-- START Available data --
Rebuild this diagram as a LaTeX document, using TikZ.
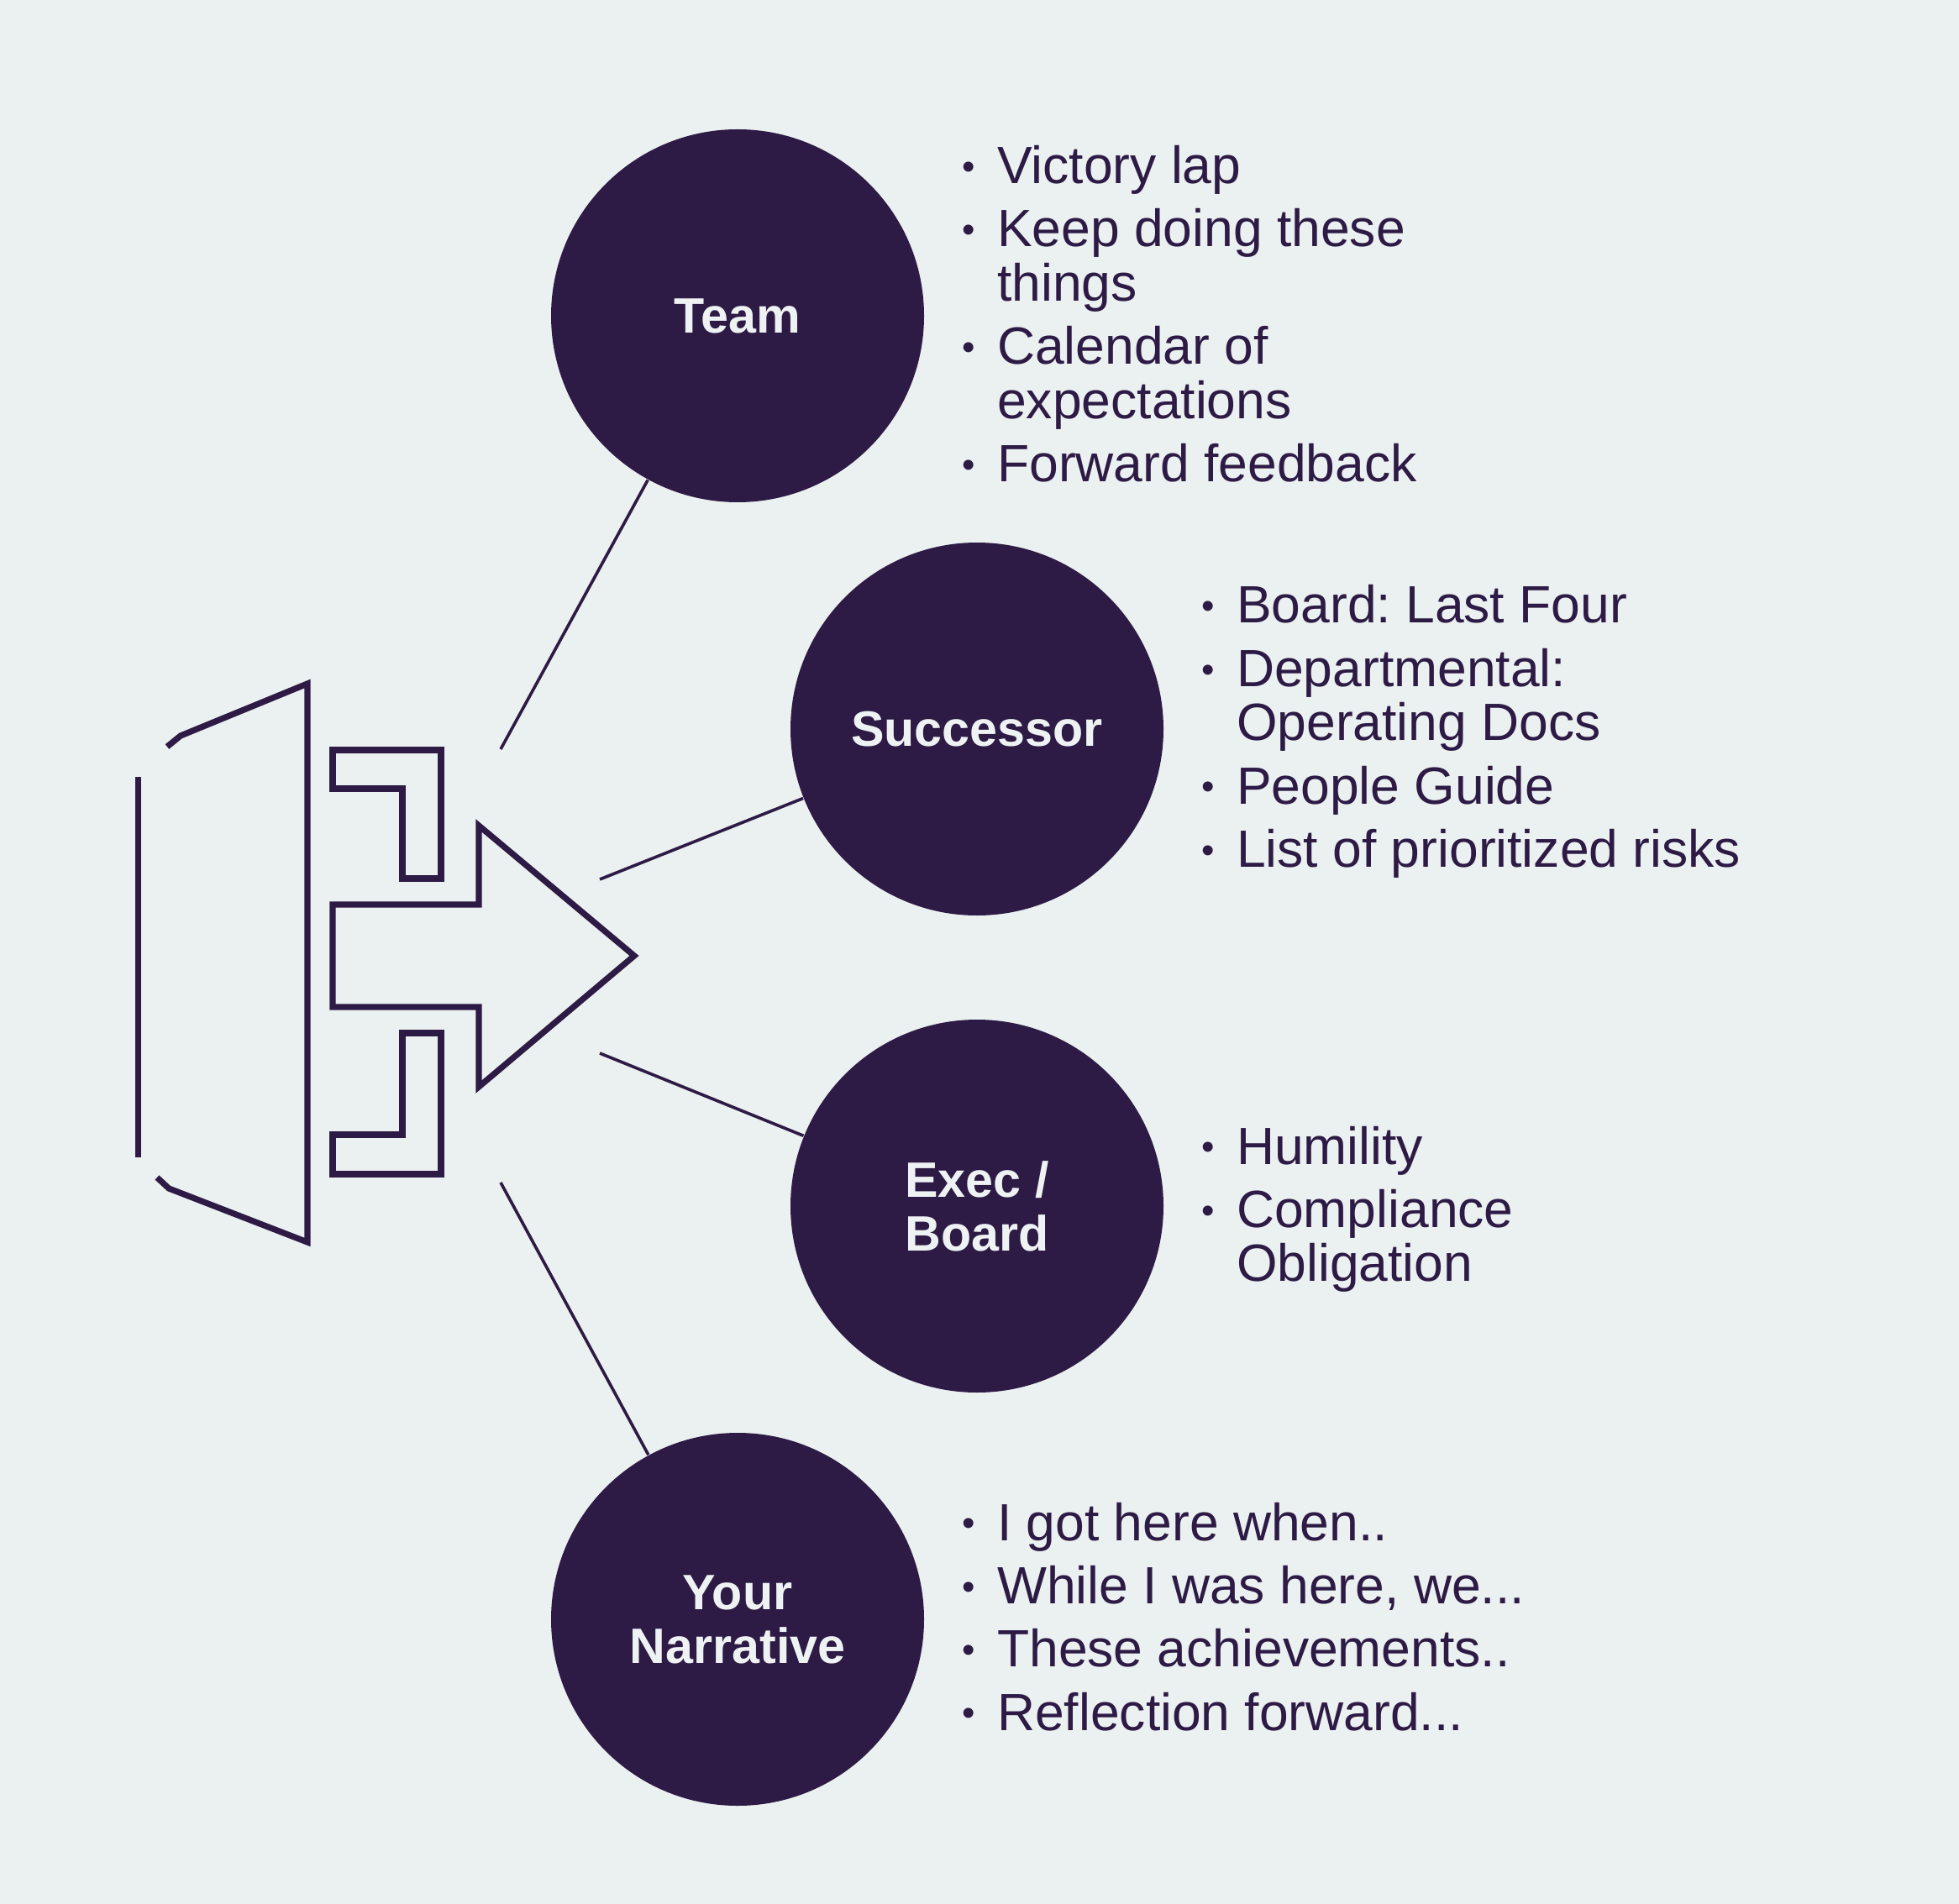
-- END Available data --
-- START Available data --
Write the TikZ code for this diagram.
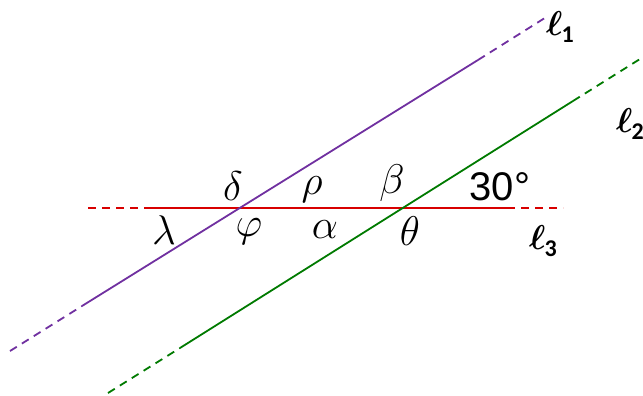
-- END Available data --
-- START Available data --
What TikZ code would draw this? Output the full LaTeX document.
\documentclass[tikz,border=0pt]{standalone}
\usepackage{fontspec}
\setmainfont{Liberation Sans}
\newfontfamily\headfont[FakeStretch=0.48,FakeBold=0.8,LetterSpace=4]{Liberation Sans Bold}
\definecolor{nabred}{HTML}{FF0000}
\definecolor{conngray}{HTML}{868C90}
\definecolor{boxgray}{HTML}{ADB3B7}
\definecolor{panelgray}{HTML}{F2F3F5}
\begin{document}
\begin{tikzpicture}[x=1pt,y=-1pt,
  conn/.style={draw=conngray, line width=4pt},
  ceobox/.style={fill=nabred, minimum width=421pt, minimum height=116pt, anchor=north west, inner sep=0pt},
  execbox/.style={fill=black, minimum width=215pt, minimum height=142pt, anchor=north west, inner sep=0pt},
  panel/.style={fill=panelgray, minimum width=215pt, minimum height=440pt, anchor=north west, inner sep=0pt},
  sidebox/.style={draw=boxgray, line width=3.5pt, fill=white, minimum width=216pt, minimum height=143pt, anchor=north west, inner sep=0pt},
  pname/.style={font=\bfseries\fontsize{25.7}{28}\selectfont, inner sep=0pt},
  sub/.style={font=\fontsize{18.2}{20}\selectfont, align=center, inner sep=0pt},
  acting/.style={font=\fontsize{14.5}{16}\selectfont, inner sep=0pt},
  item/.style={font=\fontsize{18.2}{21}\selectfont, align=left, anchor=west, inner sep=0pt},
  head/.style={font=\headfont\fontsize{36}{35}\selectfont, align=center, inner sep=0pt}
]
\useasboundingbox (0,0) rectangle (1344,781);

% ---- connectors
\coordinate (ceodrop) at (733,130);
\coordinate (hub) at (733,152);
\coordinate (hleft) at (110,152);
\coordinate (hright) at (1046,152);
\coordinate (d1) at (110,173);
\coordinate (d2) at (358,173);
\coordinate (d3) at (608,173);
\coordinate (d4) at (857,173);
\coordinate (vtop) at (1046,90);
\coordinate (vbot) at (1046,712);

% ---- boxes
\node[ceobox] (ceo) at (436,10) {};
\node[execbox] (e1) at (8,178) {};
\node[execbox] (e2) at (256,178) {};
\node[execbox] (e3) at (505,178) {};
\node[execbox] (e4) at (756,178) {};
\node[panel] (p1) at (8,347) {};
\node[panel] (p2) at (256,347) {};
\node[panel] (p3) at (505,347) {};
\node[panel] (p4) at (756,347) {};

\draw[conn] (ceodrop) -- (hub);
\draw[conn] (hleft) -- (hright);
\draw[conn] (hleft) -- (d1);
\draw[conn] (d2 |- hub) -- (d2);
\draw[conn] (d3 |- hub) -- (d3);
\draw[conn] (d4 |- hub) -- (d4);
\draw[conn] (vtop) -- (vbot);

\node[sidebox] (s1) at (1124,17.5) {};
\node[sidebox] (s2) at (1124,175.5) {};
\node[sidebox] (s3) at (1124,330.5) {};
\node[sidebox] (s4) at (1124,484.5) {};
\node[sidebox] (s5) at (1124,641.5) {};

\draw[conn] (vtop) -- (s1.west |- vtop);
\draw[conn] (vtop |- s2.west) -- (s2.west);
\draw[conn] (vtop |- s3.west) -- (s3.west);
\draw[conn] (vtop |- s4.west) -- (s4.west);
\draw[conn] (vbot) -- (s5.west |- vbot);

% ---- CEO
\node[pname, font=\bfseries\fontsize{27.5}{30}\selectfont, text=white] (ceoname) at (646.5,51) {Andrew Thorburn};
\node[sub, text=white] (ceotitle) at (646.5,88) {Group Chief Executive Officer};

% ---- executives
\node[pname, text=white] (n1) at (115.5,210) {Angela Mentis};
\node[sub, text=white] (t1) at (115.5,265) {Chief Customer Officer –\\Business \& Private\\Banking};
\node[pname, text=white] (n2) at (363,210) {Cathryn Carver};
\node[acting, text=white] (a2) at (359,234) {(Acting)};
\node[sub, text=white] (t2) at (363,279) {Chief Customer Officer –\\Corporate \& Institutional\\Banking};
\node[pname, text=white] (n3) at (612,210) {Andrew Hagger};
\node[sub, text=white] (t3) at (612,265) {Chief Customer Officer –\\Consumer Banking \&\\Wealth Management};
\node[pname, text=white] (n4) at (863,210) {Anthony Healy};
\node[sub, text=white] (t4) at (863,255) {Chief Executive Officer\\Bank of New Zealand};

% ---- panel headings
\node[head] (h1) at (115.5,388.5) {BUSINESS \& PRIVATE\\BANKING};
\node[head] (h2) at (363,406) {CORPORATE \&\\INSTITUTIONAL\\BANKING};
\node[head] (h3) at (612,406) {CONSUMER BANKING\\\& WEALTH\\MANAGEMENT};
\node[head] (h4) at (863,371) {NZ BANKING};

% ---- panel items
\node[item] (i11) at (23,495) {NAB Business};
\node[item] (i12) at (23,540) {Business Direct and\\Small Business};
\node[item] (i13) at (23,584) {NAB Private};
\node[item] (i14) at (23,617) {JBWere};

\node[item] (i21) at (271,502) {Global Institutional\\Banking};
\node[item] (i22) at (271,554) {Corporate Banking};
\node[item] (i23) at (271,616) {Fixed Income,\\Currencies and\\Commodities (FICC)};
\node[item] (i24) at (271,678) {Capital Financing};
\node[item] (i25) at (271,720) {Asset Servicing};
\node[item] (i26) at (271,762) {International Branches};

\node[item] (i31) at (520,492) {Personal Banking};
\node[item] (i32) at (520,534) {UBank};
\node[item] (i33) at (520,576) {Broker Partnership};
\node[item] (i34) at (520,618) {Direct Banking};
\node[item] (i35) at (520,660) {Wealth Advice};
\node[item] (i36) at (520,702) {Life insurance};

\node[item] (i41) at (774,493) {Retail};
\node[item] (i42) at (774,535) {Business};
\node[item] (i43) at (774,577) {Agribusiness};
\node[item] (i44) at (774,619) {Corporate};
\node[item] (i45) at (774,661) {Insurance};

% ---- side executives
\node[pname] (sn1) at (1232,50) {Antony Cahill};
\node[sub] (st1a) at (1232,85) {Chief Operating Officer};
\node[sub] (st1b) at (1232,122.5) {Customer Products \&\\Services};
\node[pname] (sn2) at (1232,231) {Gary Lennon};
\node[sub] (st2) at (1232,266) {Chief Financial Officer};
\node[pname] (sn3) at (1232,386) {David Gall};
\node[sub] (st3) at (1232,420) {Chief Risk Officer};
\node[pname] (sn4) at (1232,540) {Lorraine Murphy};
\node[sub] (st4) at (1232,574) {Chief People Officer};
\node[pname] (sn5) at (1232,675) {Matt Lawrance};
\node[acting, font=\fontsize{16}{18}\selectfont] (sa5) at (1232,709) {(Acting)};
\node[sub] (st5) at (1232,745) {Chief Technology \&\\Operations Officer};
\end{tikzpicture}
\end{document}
-- END Available data --
The request: Where a line in the entries holds "this", copy that line.

Answer to the exercise:
Rebuild this diagram as a LaTeX document, using TikZ.
Write the TikZ code for this diagram.
What TikZ code would draw this? Output the full LaTeX document.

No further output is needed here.